En réalité, le retard dans le déploiement des machines à voter est considérable. Seuls 37 000 sur les 105 000 attendues sont arrivées en RDC. Et encore, seule une infime partie d’entre elles sont fonctionnelles et ont été effectivement déployées (lire notre précédent article, très précis, à ce sujet). A cet égard, l’incendie de jeudi est du pain béni pour le pouvoir. Il lui offre un utile prétexte pour se dédouaner de sa responsabilité dans l’organisation des élections.

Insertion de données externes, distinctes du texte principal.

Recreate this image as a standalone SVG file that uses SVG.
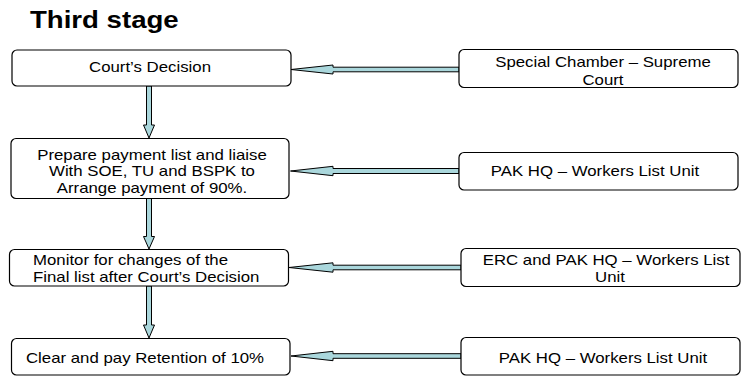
<svg xmlns="http://www.w3.org/2000/svg" width="747" height="376" viewBox="0 0 747 376">
<style>
.box{fill:#fff;stroke:#000;stroke-width:1.2}
.arr{fill:#aad7dc;stroke:#000;stroke-width:1;stroke-linejoin:miter}
.t{font-family:"Liberation Sans",Arial,sans-serif;font-size:14px;fill:#000}
.c{text-anchor:middle}
.title{font-family:"Liberation Sans",Arial,sans-serif;font-size:23px;font-weight:bold;fill:#000}
</style>
<rect width="747" height="376" fill="#fff"/>
<text class="title" transform="translate(30,28) scale(1.2,1)">Third stage</text>
<g id="connectors">
<polygon class="arr" points="146.5,86 151.5,86 151.5,125 154.5,125 149,138 143.5,125 146.5,125"/>
<polygon class="arr" points="146.5,198 151.5,198 151.5,236.5 154.5,236.5 149,249 143.5,236.5 146.5,236.5"/>
<polygon class="arr" points="146.5,286 151.5,286 151.5,325 154.5,325 149,338 143.5,325 146.5,325"/>
<polygon class="arr" points="291,69.5 333,65 333,67.2 459,67.2 459,71.8 333,71.8 333,74"/>
<polygon class="arr" points="290.5,171 333,166.3 333,168.5 459,168.5 459,173.5 333,173.5 333,175.7"/>
<polygon class="arr" points="289,267.5 333,262.8 333,265.2 461,265.2 461,269.8 333,269.8 333,272.2"/>
<polygon class="arr" points="291,356 333,351.3 333,353.7 461,353.7 461,358.3 333,358.3 333,360.7"/>
</g>
<g id="n1">
<rect class="box" x="12" y="50" width="279" height="36" rx="5"/>
<text class="t c" transform="translate(150,71.5) scale(1.2,1)">Court’s Decision</text>
</g>
<g id="n2">
<rect class="box" x="11" y="138.5" width="278" height="60" rx="5"/>
<text class="t c" transform="translate(152,159.5) scale(1.2,1)"><tspan x="0" y="0">Prepare payment list and liaise</tspan><tspan x="0" y="17">With SOE, TU and BSPK to</tspan><tspan x="0" y="34">Arrange payment of 90%.</tspan></text>
</g>
<g id="n3">
<rect class="box" x="9.5" y="249.5" width="279" height="36.5" rx="5"/>
<text class="t" transform="translate(33,265) scale(1.2,1)"><tspan x="0" y="0">Monitor for changes of the</tspan><tspan x="0" y="17">Final list after Court’s Decision</tspan></text>
</g>
<g id="n4">
<rect class="box" x="11.5" y="338.5" width="278.5" height="36.5" rx="5"/>
<text class="t" transform="translate(26,363) scale(1.2,1)">Clear and pay Retention of 10%</text>
</g>
<g id="n5">
<rect class="box" x="459" y="49.5" width="279" height="38" rx="5"/>
<text class="t c" transform="translate(603,67.3) scale(1.2,1)"><tspan x="0" y="0">Special Chamber – Supreme</tspan><tspan x="0" y="17.7">Court</tspan></text>
</g>
<g id="n6">
<rect class="box" x="459" y="152.5" width="279" height="37.5" rx="5"/>
<text class="t c" transform="translate(595,176) scale(1.2,1)">PAK HQ – Workers List Unit</text>
</g>
<g id="n7">
<rect class="box" x="461" y="248.5" width="279" height="38" rx="5"/>
<text class="t c" transform="translate(606,265) scale(1.2,1)">ERC and PAK HQ – Workers List</text>
<text class="t c" transform="translate(610,282) scale(1.2,1)">Unit</text>
</g>
<g id="n8">
<rect class="box" x="461" y="337.5" width="279" height="37.5" rx="5"/>
<text class="t c" transform="translate(603,363) scale(1.2,1)">PAK HQ – Workers List Unit</text>
</g>
</svg>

Les proches de Joseph Kabila ont d’ailleurs prévu la suite. Sous 48 heures, une réunion inter-institutionnelle devrait être convoquée par le président (hors-mandat). Elle devrait réunir entre autres le premier ministre, les président de l’Assemblée nationale, du Sénat, de la Cour constitutionnelle, de la CENI, etc., ainsi que celui du CNSA, Joseph Olenghankoy, qui ferait à cette occasion son grand retour sur le devant de la scène.

C’est d’ailleurs dans cette perspective que Joseph Kabila a ressuscité cette institution totalement endormie depuis plus d’un an en signant le 13 novembre dernier, soit dix jours à peine avant le début de la campagne électorale, l’ordonnance-loi conférant une existence officielle à cette institution qui, jusqu’à présent, fonctionnait sans personnalité juridique.

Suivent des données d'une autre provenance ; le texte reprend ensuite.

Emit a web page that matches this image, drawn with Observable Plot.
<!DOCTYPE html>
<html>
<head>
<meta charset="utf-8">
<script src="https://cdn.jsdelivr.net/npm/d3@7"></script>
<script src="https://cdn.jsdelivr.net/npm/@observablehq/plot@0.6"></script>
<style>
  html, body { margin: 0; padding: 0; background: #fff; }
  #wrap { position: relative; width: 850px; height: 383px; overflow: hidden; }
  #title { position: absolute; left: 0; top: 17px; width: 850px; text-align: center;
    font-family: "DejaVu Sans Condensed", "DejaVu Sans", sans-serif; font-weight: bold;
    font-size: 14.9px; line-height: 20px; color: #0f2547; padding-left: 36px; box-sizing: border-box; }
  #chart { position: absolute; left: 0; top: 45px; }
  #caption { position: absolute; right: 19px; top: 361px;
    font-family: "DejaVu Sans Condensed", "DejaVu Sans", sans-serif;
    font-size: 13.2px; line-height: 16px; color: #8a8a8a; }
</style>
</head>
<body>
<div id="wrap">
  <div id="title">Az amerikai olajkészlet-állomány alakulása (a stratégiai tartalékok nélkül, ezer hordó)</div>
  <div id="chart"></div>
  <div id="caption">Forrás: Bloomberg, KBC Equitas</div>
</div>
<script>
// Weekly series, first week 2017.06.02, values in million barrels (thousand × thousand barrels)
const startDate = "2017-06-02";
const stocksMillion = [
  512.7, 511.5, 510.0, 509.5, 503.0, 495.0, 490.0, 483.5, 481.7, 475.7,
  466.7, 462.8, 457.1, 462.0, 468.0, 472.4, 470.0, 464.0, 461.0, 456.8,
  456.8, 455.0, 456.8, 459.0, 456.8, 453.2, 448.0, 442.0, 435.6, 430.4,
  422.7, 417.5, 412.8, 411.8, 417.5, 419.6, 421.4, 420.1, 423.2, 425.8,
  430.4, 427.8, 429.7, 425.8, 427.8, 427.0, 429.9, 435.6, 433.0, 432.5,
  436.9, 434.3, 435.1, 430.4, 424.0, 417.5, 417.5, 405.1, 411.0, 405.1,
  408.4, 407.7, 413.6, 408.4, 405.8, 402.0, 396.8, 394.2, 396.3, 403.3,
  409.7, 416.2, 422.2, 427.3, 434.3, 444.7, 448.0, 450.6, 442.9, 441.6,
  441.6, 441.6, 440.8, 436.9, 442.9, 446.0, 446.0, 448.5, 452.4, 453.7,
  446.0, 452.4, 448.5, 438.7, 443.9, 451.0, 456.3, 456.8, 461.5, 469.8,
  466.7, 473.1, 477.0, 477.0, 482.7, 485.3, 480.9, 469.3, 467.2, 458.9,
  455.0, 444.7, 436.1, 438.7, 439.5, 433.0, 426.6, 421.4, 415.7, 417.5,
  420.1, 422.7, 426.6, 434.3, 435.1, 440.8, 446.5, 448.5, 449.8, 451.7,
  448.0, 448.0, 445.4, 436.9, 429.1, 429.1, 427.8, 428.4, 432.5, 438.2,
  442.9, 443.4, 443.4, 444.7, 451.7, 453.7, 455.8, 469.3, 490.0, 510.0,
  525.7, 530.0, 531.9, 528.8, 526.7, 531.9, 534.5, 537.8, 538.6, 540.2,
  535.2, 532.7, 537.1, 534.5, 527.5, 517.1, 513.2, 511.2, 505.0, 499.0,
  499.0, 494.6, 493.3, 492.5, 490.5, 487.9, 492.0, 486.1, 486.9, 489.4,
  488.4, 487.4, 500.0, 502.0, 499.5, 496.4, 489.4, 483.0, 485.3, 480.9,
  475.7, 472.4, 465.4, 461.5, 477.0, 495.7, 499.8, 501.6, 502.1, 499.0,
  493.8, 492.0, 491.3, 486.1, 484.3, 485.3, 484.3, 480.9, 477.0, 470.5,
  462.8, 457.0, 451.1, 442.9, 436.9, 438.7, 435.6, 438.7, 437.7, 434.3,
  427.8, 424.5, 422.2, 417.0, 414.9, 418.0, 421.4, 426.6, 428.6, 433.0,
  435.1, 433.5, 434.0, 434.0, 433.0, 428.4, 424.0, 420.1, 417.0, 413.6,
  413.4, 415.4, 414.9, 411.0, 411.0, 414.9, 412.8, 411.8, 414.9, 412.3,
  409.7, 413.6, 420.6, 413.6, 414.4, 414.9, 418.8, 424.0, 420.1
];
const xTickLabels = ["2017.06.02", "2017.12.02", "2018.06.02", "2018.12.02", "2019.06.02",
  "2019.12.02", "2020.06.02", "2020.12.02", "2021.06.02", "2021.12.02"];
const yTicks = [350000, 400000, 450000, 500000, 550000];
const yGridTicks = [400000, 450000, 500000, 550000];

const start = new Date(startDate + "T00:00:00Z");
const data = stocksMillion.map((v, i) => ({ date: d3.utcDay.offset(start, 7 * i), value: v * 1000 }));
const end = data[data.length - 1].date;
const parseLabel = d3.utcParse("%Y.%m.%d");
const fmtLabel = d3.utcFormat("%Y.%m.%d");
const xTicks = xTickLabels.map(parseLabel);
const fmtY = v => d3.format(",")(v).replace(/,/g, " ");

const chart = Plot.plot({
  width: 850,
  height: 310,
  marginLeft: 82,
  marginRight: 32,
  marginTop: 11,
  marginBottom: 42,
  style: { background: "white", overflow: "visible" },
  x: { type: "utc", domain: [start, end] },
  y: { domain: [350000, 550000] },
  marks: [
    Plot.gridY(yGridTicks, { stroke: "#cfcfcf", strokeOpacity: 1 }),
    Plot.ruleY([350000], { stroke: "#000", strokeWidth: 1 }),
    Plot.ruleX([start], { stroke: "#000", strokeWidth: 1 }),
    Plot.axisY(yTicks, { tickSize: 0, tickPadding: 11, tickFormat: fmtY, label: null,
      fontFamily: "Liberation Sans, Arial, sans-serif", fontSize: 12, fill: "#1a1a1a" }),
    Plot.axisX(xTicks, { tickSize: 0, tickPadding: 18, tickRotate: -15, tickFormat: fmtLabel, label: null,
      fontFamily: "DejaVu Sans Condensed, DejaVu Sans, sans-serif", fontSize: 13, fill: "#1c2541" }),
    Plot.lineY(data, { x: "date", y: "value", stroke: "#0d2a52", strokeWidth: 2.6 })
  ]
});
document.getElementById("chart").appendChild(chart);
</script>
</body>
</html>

En effet, c’est à ce Conseil National de Suivi de l’Accord et du processus électoral (CNSA) qu’il serait demandé de reprendre les choses en main. Comprendre, faire constater qu’en dépit des efforts acharnés des autorités, compte tenu de l’incident qui a eu lieu jeudi dernier dans la nuit, un report technique serait nécessaire à la bonne tenue des élections. Dans ce scénario, la Cour constitutionnelle serait saisie par la CENI, après avis du CNSA, pour avaliser la décision de report du scrutin.

Il faut dire que Joseph Kabila et les stratèges de la MP sont particulièrement inquiets de voir que, sur le terrain, la candidature de Ramazani Shadary ne prend pas (voir les images dévastatrices du candidat en Ituri notamment). Leur inquiétude est d’autant plus vive qu’à l’inverse, l’opposant Martin Fayulu mobilise les foules d’est en ouest. Une situation qui rend plus compliquée la justification d’une victoire du dauphin de Joseph Kabila le 23 décembre prochain.

Reste toutefois un autre scénario auquel Joseph Kabila, qui garde toujours deux fers au feu, n’a pas encore renoncé : celui consistant à redéployer sur Kinshasa des machines à voter destinées à être disposées en province. Le scrutin aurait en ce cas bien lieu le 23 décembre prochain mais avec beaucoup moins de machines que théoriquement prévu. Un scrutin a minima en somme, organisé dans des conditions chaotiques.

L’après 23 décembre en RDC, qu’il y ait élections ou pas, s’annonce très tendu.